What is more true, I’ve found, is that life is more cyclical. More like a circle or a spiral, perhaps.
And those cycles contain a series of beginnings, middles, and endings, some of them overlapping, and not all of them complete.
When I look at the stories I’m living, some of them, I don’t know how they end.
I’m tempted to wait to tell certain stories until I know how they finish, but my friend Shawn says we should tell our stories even when we’re smack dab in the middle of them.
So, we are at the end of one story and in the middle of another and if that sounds confusing, it is for us, too. But as the band Semisonic has reminded me for years, “Every new beginning comes from some other beginning’s end.”
—
Some dreams are over before they even take off. Some crash and burn on the way. Others make a slow descent back to earth, without much fanfare, grounded after a season in the skies.
Some dreams will never fly again. Others just need some maintenance and love before taking off once more.
I think ours is this last kind of dream. We’ve been unexpectedly grounded, but we aren’t out of dreams, yet, and maybe it was time to retire this particular one and give another one a chance to fly.
Still, beginnings are exciting. Endings feel more like losses. Even if we can see the good to come, even if we know there’s a beginning on the horizon, an ending brings grief. And questions. And doubts.
Maybe we aren’t good enough to fly. Maybe we’ll never fly again. Maybe we were never meant to fly in the first place. It’s safer on the ground. What will we do if we don’t fly? What if we try again and fail?
The questions crowd us, like members of the media flocking to news. They press in and repeat their questions until we’re forced to acknowledge them. Sometimes it’s easier to believe the words from the loudest voices, even if they aren’t saying what’s true.
—
This ending, it should be the kind of thing that plunges me into panic and despair. It’s still fresh, only a week old. And it was unexpected, in a way, so sometimes I wonder if I’m just in shock, in a little bit of denial. Part of me wants to panic. To think and believe the worst. To give in to the voices that say it is some unchangeable fault in our lives that caused this.

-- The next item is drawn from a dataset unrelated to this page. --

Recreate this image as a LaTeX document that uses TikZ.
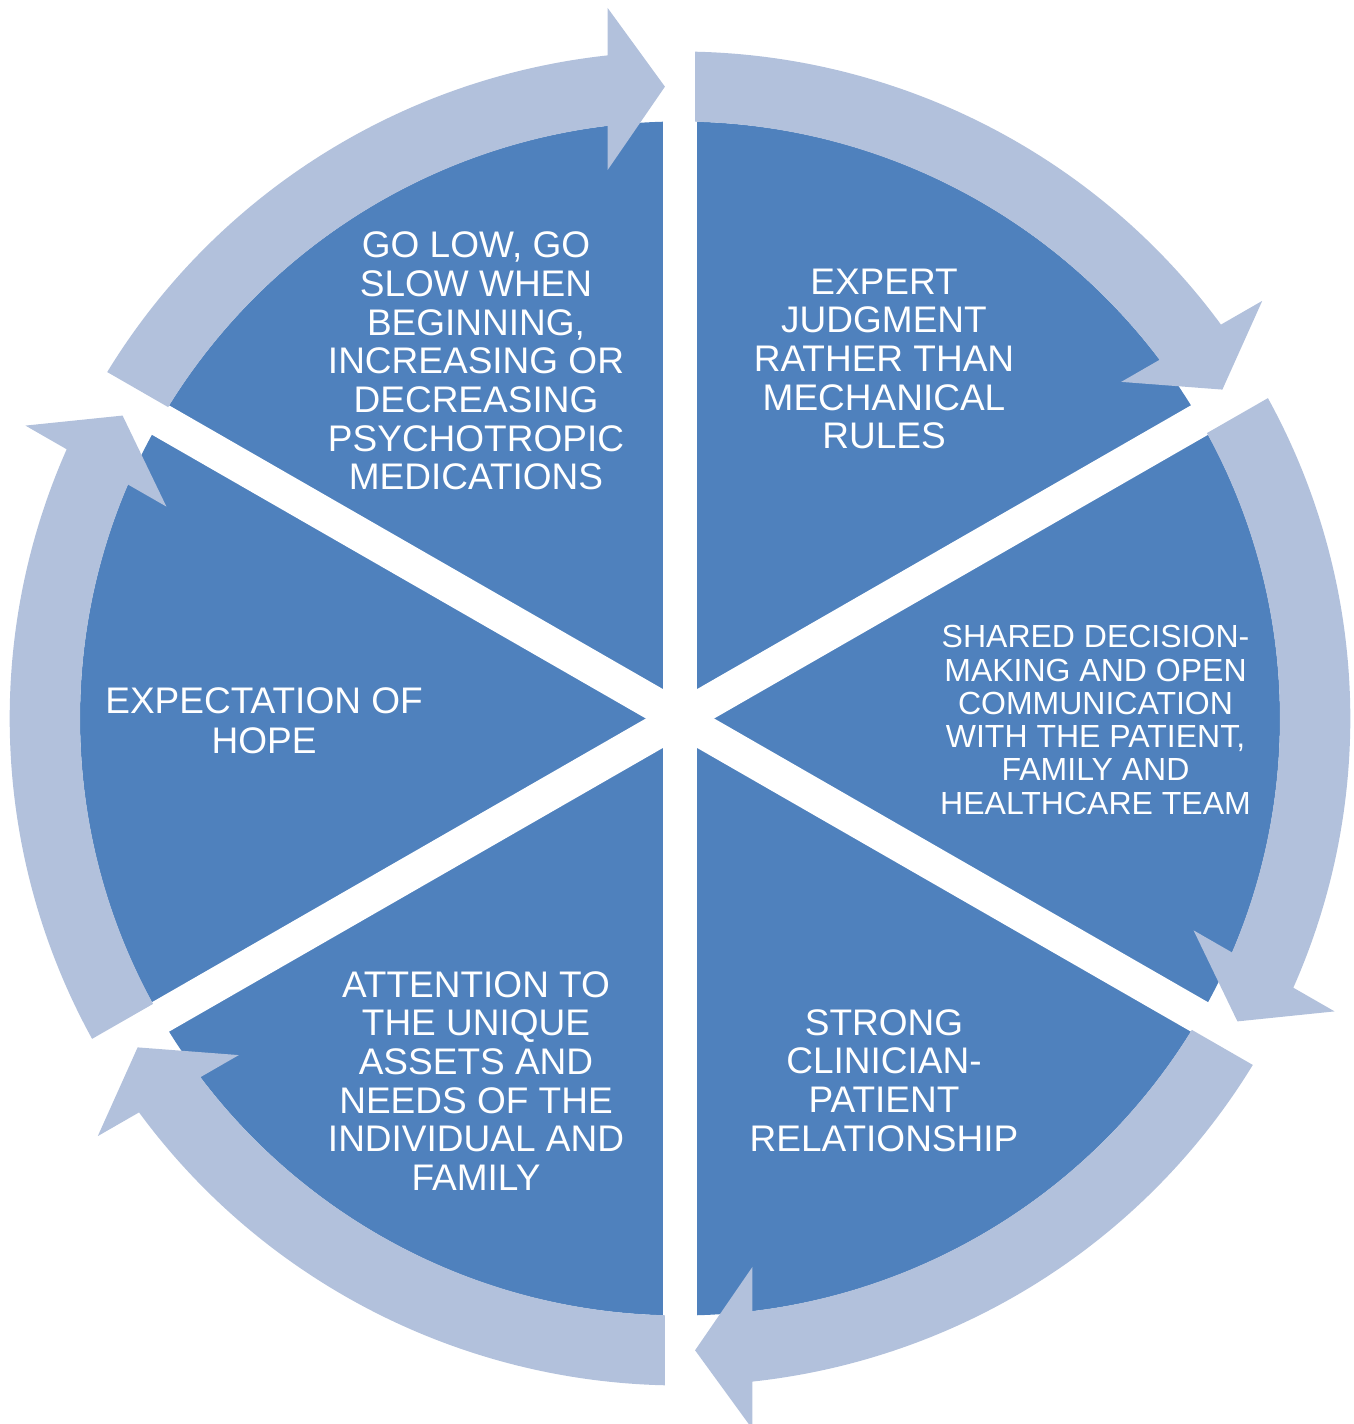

I want to cry without stopping and stress eat my way through a bag of chocolates and scramble to fix the situation any way I can.
I want to. But I can’t.
Instead of despair, I find myself buoyed by a hope I can’t explain. This is going to work out, I think.
Understand, if you don’t know already, that I am not a Pollyanna, carefree type. I do not always think that things are going to turn out for the best. I am a realist, at best, a pessimist at worst. Optimism is not one of my strong points. And yet I can’t make myself believe that we are doomed. I mean, I could, if I thought too far ahead, beyond what I can see and know to be true.
There is an inexplicable peace that surrounds me. I cannot fix this. It’s too big for me to shoulder alone. I am tempted by both–to fix and to shoulder–but God keeps reminding me of His faithfulness. He will not slumber or sleep, I read in the Psalms. He tells the father of a daughter in need of healing that he must only believe. “I do believe! Help my unbelief!” the father replies.
I do believe.
Help my unbelief.
This is my prayer these days.
Will you pray that with us? That we will believe God still has good things planned for us. And that He will help us through our unbelief.
So, here it is: A what-are-you-up-to-now-God kind of story. One without an ending we can see or predict.
We’re smack dab in the middle. Dancing in the ashes of a burned-out dream. Singing through tears.
Will you join us?
I can’t promise you a happy ending. All I know is the end will come. And a beginning will take its place.